Les vaches mangent les herbes et elles en font des bouses. Les herbes poussent mieux grâce à la bouse de vache. On pourrait presque croire au cercle vertueux, mouvement perpétuel, d’autant plus qu’au passage, on récupère du lait pour en faire du fromage. Alors on se dit tiens, plus de vaches, plus de bouses et donc plus de fromage parce que plus de bonne herbe. Éternel éphémère pourtant celui des bouses, car pour faire pousser l’herbe et faire vivre les humains, il faut aussi de l’eau, pas juste du fromage, et trop de bouse dans l’eau, ce ne sera plus de l’eau, les humains, susceptibles, tomberont bien malades, ne mangeront plus de fromage et le cercle des bouses ne tournera plus rond.
Moralité, tant va la bouse à l’eau, qu’à la fin… (vous n’auriez pas une idée, vous, pour finir la phrase ? Parce que, moi, là, je sèche)

A propos de Juliette Derimay

Juliette Derimay, lit avidement et écrit timidement, tout au bout d’un petit chemin dans la montagne en Savoie. Travaille dans un labo photo de tirages d’art. Construit doucement des liens entre les images des autres et ses propres textes. Entre autres.

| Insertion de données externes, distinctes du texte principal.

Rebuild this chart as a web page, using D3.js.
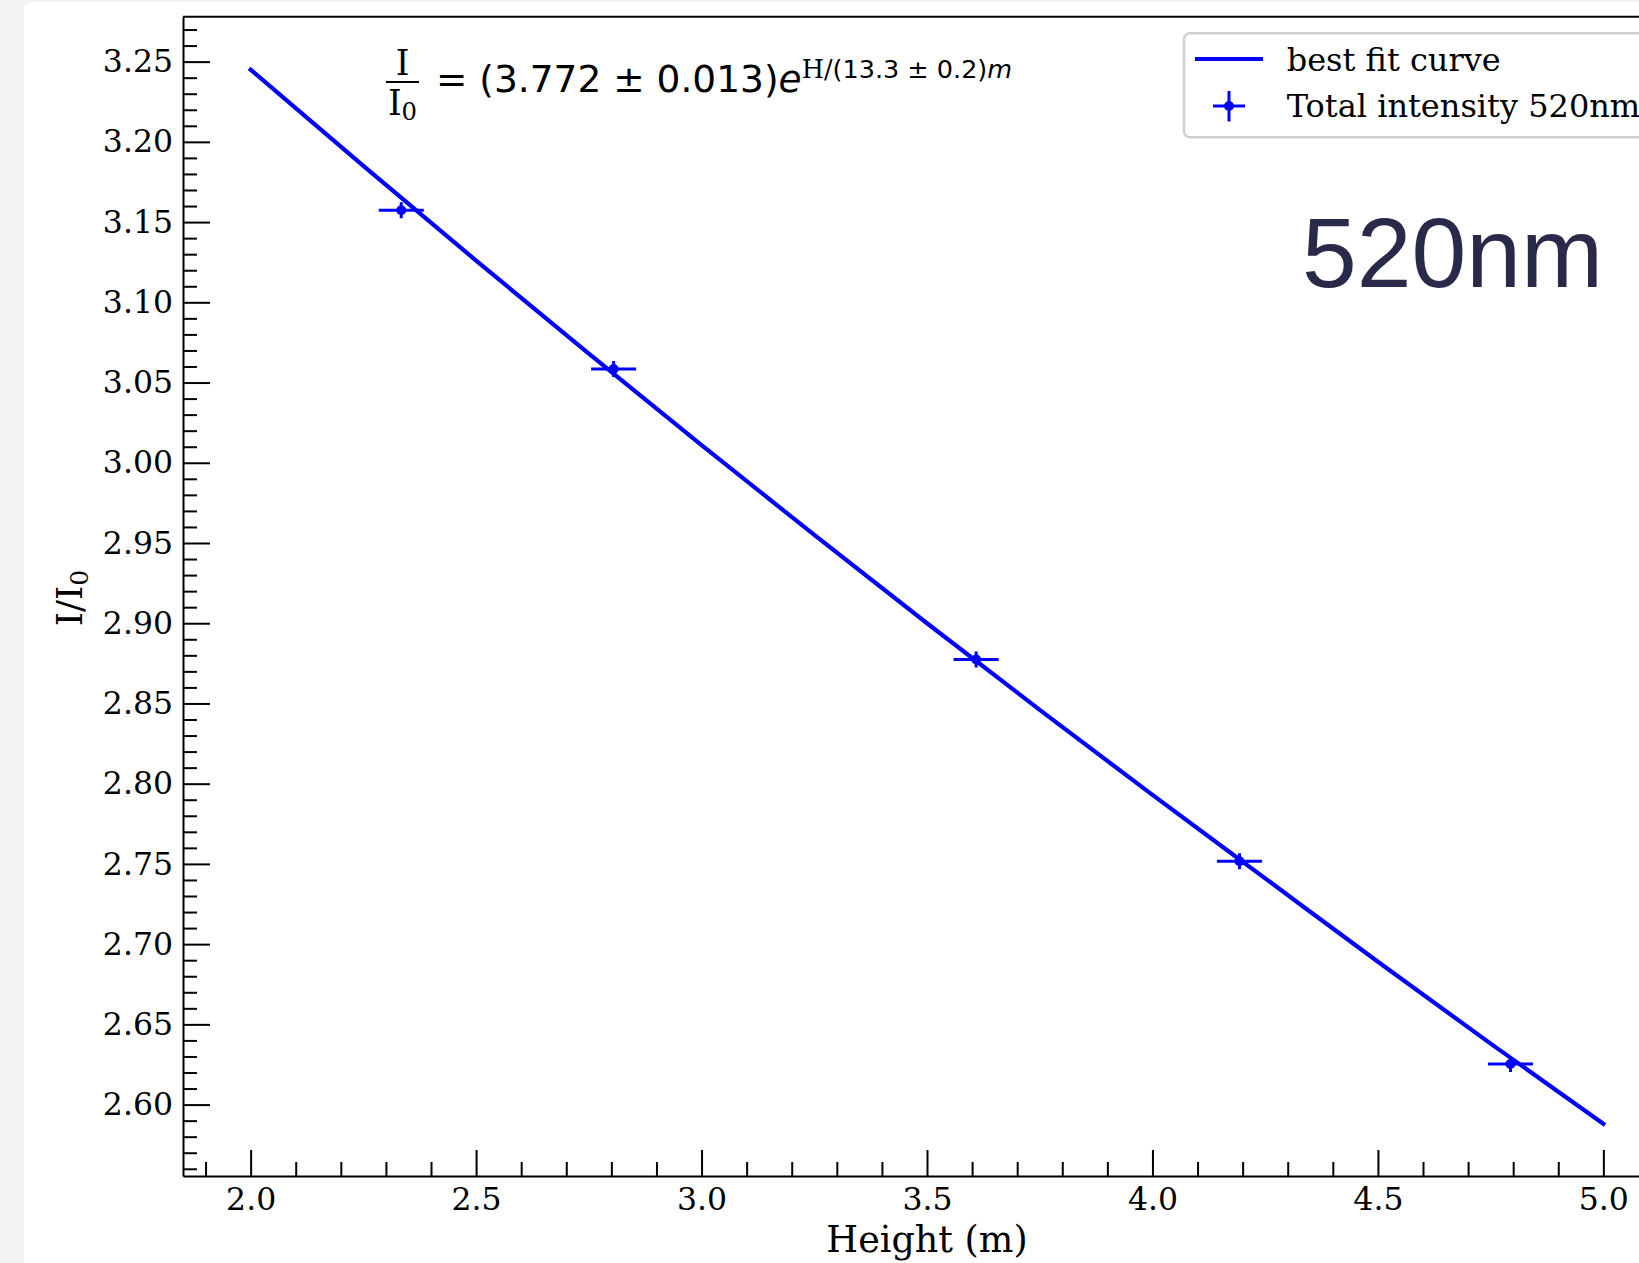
<!DOCTYPE html>
<html>
<head>
<meta charset="utf-8">
<script src="https://cdn.jsdelivr.net/npm/d3@7"></script>
<style>
  html, body { margin: 0; padding: 0; background: #f2f2f0; }
  svg { display: block; }
  .axis text { font-family: "DejaVu Serif", serif; font-size: 31.5px; fill: #000; }
  .axis path, .axis line { stroke: #000; stroke-width: 2; }
</style>
</head>
<body>
<div id="chart"></div>
<script>
/* I/I0 vs height at 520nm: fit curve + measured points with error bars.
   Axes styled like a matplotlib figure with inward ticks. */

// fit curve
const fitHeight = [2.0, 2.25, 2.5, 2.75, 3.0, 3.25, 3.5, 3.75, 4.0, 4.25, 4.5, 4.75, 5.0];
const fitRatio  = [3.245, 3.185, 3.126, 3.068, 3.011, 2.955, 2.900, 2.846, 2.793, 2.741, 2.689, 2.638, 2.588];

// measured points
const pointHeight = [2.334, 2.805, 3.609, 4.193, 4.794];
const pointRatio  = [3.1574, 3.0584, 2.8774, 2.7517, 2.6253];
const heightErr   = [0.05, 0.05, 0.05, 0.05, 0.05];
const ratioErr    = [0.005, 0.005, 0.005, 0.005, 0.005];

// tick labels
const xTicks = [2.0, 2.5, 3.0, 3.5, 4.0, 4.5, 5.0];
const yTicks = [2.60, 2.65, 2.70, 2.75, 2.80, 2.85, 2.90, 2.95, 3.00, 3.05, 3.10, 3.15, 3.20, 3.25];

const legendLabels = ["best fit curve", "Total intensity 520nm"];
const BLUE = "#0000ff";

const W = 1639, H = 1263;
const svg = d3.select("#chart").append("svg").attr("width", W).attr("height", H);

// grey strip on the left + white card
svg.append("rect").attr("x", 0).attr("y", 0).attr("width", W).attr("height", H).attr("fill", "#f2f2f0");
svg.append("rect").attr("x", 24).attr("y", 2).attr("width", W + 40).attr("height", H + 40)
    .attr("rx", 8).attr("fill", "#fff");

const x = d3.scaleLinear().domain([1.85, 5.15]).range([183, 1671]);
const y = d3.scaleLinear().domain([2.5555, 3.278]).range([1176, 16.7]);

// minor ticks first (no labels)
svg.append("g").attr("class", "axis").attr("transform", "translate(0,1176)")
    .call(d3.axisBottom(x).tickValues(d3.range(1.9, 5.15, 0.1).filter(v => Math.abs(v * 2 - Math.round(v * 2)) > 0.01))
      .tickSize(-14).tickSizeOuter(0).tickFormat(""))
    .call(g => g.select(".domain").remove());
svg.append("g").attr("class", "axis").attr("transform", "translate(183,0)")
    .call(d3.axisLeft(y).tickValues(d3.range(2.56, 3.275, 0.01).filter(v => Math.abs(v * 20 - Math.round(v * 20)) > 0.01))
      .tickSize(-14).tickSizeOuter(0).tickFormat(""))
    .call(g => g.select(".domain").remove());

// major ticks + labels
svg.append("g").attr("class", "axis").attr("transform", "translate(0,1176)")
    .call(d3.axisBottom(x).tickValues(xTicks).tickSize(-26).tickSizeOuter(0)
      .tickPadding(12).tickFormat(d3.format(".1f")));
svg.append("g").attr("class", "axis").attr("transform", "translate(183,0)")
    .call(d3.axisLeft(y).tickValues(yTicks).tickSize(-27).tickSizeOuter(0)
      .tickPadding(10).tickFormat(d3.format(".2f")));

// top spine
svg.append("line").attr("x1", 183).attr("x2", 1671).attr("y1", 16.7).attr("y2", 16.7)
    .attr("stroke", "#000").attr("stroke-width", 2);

// axis titles
svg.append("text").attr("x", 927).attr("y", 1252).attr("text-anchor", "middle")
    .style("font-family", "DejaVu Serif").style("font-size", "36.5px").text("Height (m)");
const yl = svg.append("text").attr("transform", "translate(82,598) rotate(-90)")
    .attr("text-anchor", "middle")
    .style("font-family", "DejaVu Serif").style("font-size", "36px");
yl.append("tspan").text("I/I");
yl.append("tspan").attr("dy", 6).style("font-size", "25px").text("0");

// fit curve
const line = d3.line().x((d, i) => x(fitHeight[i])).y(d => y(d)).curve(d3.curveMonotoneX);
svg.append("path").datum(fitRatio).attr("d", line)
    .attr("fill", "none").attr("stroke", BLUE).attr("stroke-width", 4.2).attr("stroke-linecap", "square");

// points with error bars
const pts = svg.append("g").selectAll("g").data(pointHeight).join("g");
pts.append("line")
    .attr("x1", (d, i) => x(d - heightErr[i])).attr("x2", (d, i) => x(d + heightErr[i]))
    .attr("y1", (d, i) => y(pointRatio[i])).attr("y2", (d, i) => y(pointRatio[i]))
    .attr("stroke", BLUE).attr("stroke-width", 3);
pts.append("line")
    .attr("x1", d => x(d)).attr("x2", d => x(d))
    .attr("y1", (d, i) => y(pointRatio[i] - ratioErr[i])).attr("y2", (d, i) => y(pointRatio[i] + ratioErr[i]))
    .attr("stroke", BLUE).attr("stroke-width", 3);
pts.append("circle").attr("cx", d => x(d)).attr("cy", (d, i) => y(pointRatio[i])).attr("r", 5)
    .attr("fill", BLUE);

// equation: I/I0 = (3.772 ± 0.013) e^{H/(13.3 ± 0.2)m}
const frac = svg.append("g").style("font-family", "DejaVu Serif").style("font-size", "34.7px");
frac.append("text").attr("x", 402.5).attr("y", 75).attr("text-anchor", "middle").text("I");
frac.append("line").attr("x1", 386).attr("x2", 419).attr("y1", 82).attr("y2", 82)
    .attr("stroke", "#000").attr("stroke-width", 2);
const den = frac.append("text").attr("x", 402.5).attr("y", 115).attr("text-anchor", "middle");
den.append("tspan").text("I");
den.append("tspan").attr("dy", 5).style("font-size", "24.3px").text("0");

const eq = svg.append("text").attr("x", 436).attr("y", 92)
    .style("font-family", "DejaVu Sans").style("font-size", "37.5px");
eq.append("tspan").text("= (3.772 ± 0.013)");
eq.append("tspan").style("font-style", "italic").text("e");
eq.append("tspan").attr("dy", -14).style("font-size", "25.5px").style("font-family", "DejaVu Serif").text("H/");
eq.append("tspan").style("font-size", "25.5px").text("(13.3 ± 0.2)");
eq.append("tspan").style("font-size", "25.5px").style("font-style", "italic").text("m");

// legend
const lg = svg.append("g");
lg.append("rect").attr("x", 1184).attr("y", 33.3).attr("width", 520).attr("height", 104).attr("rx", 6)
    .attr("fill", "#fff").attr("stroke", "#d0d0d0").attr("stroke-width", 2.5);
lg.append("line").attr("x1", 1195).attr("x2", 1263).attr("y1", 59).attr("y2", 59)
    .attr("stroke", BLUE).attr("stroke-width", 4.2);
lg.append("line").attr("x1", 1213).attr("x2", 1245).attr("y1", 106).attr("y2", 106)
    .attr("stroke", BLUE).attr("stroke-width", 3);
lg.append("line").attr("x1", 1229).attr("x2", 1229).attr("y1", 91).attr("y2", 121.5)
    .attr("stroke", BLUE).attr("stroke-width", 3);
lg.append("circle").attr("cx", 1229).attr("cy", 106).attr("r", 5).attr("fill", BLUE);
lg.selectAll("text.lab").data(legendLabels).join("text").attr("class", "lab")
    .attr("x", 1286.7).attr("y", (d, i) => i === 0 ? 70.7 : 117.3)
    .style("font-family", "DejaVu Serif").style("font-size", "32px").text(d => d);

// big wavelength tag
svg.append("text").attr("x", 1302).attr("y", 286.7)
    .style("font-family", "Liberation Sans, Arial, sans-serif").style("font-size", "98.5px")
    .attr("fill", "#29294a").text("520nm");
</script>
</body>
</html>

À retrouver sur son site les enlivreurs.

6 commentaires à propos de “#écopoétique #04 | Eau ? Oh !”

  1. « tant va la bouse à l’eau, qu’à la fin… elle s’ erichia colise… Pas ragoûtant tout cela, mais je garde la mémé et le bébé, l’enfance au torrent aussi… Pour le pommier c’est râpé… Dommage ! Je t’offre les Paroles de Georges Moustaki :

    C’est une chanson pour les enfants
    Qui naissent et qui vivent entre l’acier et le bitume
    Entre le béton et la sable
    Et qui ne sauront peut-être jamais
    Que la terre était un jardin

    Il y avait un jardin qu’on appelait la terre
    Il brillait au soleil comme un fruit défendu
    Non, ce n’était pas le paradis ni l’enfer
    Ni rien de déjà vu ou déjà entendu

    Lalala, lalala, lalala

    Il y avait un jardin, une maison des arbres
    Avec un lit de mousse pour y faire l’amour
    Et un petit ruisseau roulant sans une vague
    Venait le rafraîchir et poursuivait son cours

    Lalala, lalala, lalala

    Il y avait un jardin grand comme une vallée
    On pouvait s’y nourrir à toutes les saisons
    Sur la terre brûlante ou sur l’herbe gelée
    Et découvrir des fleurs qui n’avaient pas nom

    Lalala, lalala, lalala

    Il y avait un jardin qu’on appelait la terre
    Il était assez grand pour des milliers d’enfants
    Il était habité jadis par nos grands-pères
    Qui le tenaient eux-mêmes de leurs grands-parents
    Lalala, lalala, lalala

    Où est-il ce jardin où nous aurions pu naître
    Où nous aurions pu vivre insouciants et nus?
    Où est cette maison toutes portes ouvertes
    Que je cherche encore mais que je ne trouve plus?

    Lalala, lalala, lalala
    https://www.youtube.com/watch?v=Ob3qAPmHDVk

  2. « tes deux mains potelées qui se joignaient en coupe pour que tu puisses laper, le nez dans l’eau glacée, des litres et des litres de cette eau si glaciale qu’elle te cassait les dents », on y est avec l’enfant.